*REQUIREMENTS*.
The lines below are to be quoted exactly, from the first through the one that contains "import plotly.graph_objects as go".

## Start INFORMATION PROVIDED

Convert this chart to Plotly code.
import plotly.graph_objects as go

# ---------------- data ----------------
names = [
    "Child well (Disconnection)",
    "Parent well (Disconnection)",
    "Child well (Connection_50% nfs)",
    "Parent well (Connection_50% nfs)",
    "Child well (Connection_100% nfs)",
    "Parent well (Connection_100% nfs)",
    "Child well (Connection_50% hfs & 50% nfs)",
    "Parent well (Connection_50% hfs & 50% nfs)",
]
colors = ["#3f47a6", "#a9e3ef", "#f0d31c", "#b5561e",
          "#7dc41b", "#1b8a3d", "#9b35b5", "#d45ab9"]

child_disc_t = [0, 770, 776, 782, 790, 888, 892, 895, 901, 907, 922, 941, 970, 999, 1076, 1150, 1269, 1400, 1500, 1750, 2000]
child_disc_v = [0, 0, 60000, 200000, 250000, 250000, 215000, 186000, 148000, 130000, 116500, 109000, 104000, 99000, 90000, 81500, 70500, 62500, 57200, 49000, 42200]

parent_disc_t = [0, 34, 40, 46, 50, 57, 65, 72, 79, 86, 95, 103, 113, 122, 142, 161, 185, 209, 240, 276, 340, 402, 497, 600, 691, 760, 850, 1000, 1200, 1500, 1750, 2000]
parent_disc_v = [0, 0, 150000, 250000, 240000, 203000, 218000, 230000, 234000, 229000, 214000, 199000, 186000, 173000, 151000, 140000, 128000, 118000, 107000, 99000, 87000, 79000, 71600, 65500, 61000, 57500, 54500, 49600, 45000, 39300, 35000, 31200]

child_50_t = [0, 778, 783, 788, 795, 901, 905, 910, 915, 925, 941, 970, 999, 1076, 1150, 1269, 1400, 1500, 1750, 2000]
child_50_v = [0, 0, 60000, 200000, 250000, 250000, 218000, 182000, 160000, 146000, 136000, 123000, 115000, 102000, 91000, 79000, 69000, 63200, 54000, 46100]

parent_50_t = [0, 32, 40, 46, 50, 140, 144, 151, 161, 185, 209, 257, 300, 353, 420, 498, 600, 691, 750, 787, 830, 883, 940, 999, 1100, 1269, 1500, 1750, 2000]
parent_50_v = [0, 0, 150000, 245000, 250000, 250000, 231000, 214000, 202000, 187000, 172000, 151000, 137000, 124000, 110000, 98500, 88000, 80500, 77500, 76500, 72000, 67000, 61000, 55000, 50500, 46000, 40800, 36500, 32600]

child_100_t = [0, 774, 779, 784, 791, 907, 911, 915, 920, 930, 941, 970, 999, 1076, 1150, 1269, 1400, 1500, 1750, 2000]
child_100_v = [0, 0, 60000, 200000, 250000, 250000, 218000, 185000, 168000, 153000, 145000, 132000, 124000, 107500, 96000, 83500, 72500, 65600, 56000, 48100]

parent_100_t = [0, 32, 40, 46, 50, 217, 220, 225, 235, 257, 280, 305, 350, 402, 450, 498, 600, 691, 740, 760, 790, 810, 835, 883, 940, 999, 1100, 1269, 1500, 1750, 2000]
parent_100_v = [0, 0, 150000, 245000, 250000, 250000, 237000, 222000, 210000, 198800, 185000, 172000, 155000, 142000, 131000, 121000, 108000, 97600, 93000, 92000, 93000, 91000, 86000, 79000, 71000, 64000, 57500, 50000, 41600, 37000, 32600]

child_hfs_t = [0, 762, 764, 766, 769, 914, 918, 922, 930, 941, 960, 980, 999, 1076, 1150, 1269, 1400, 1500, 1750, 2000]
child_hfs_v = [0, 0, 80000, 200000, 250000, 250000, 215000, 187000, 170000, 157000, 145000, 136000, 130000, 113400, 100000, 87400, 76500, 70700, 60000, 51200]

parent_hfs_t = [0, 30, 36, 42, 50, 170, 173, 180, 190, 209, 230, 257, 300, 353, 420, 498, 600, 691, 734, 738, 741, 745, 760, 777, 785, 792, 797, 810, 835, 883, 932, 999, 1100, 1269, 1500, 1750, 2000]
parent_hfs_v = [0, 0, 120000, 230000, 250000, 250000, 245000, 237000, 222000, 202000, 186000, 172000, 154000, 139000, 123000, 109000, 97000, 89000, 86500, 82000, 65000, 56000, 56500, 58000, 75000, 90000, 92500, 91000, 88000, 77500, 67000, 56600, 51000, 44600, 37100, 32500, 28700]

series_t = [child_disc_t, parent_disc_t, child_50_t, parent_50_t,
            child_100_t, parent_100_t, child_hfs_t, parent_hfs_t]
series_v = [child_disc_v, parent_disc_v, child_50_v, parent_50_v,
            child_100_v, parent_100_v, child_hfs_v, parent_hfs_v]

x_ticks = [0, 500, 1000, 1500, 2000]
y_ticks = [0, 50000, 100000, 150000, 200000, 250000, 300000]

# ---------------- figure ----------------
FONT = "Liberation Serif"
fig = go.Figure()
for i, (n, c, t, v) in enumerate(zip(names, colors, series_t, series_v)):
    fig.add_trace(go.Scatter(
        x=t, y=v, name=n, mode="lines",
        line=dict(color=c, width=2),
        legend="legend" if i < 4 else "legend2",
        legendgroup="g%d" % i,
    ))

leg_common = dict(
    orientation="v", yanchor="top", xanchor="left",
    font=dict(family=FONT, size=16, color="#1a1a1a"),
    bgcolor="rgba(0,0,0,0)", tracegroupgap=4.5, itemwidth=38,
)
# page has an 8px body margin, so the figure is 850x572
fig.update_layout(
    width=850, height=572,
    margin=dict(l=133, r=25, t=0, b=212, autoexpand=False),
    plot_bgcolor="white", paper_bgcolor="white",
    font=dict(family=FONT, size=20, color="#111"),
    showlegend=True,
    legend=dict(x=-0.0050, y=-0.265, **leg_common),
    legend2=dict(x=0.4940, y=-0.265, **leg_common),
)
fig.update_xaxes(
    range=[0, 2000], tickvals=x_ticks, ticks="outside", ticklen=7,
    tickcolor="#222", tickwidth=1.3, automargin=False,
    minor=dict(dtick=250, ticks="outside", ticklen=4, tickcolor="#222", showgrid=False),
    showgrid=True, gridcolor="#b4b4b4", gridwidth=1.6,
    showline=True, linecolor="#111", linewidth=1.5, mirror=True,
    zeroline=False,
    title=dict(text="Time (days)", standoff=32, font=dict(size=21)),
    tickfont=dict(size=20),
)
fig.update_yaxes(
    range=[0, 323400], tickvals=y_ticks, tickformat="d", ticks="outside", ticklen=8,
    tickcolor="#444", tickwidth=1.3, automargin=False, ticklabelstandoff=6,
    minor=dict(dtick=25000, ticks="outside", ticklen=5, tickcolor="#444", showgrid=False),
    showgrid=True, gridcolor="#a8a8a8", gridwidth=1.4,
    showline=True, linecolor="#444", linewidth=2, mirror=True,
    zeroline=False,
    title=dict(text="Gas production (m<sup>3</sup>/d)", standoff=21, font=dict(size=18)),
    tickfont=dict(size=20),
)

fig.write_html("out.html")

## End INFORMATION PROVIDED

*RESULT OF THE TASK*.
Convert this chart to Plotly code.
import plotly.graph_objects as go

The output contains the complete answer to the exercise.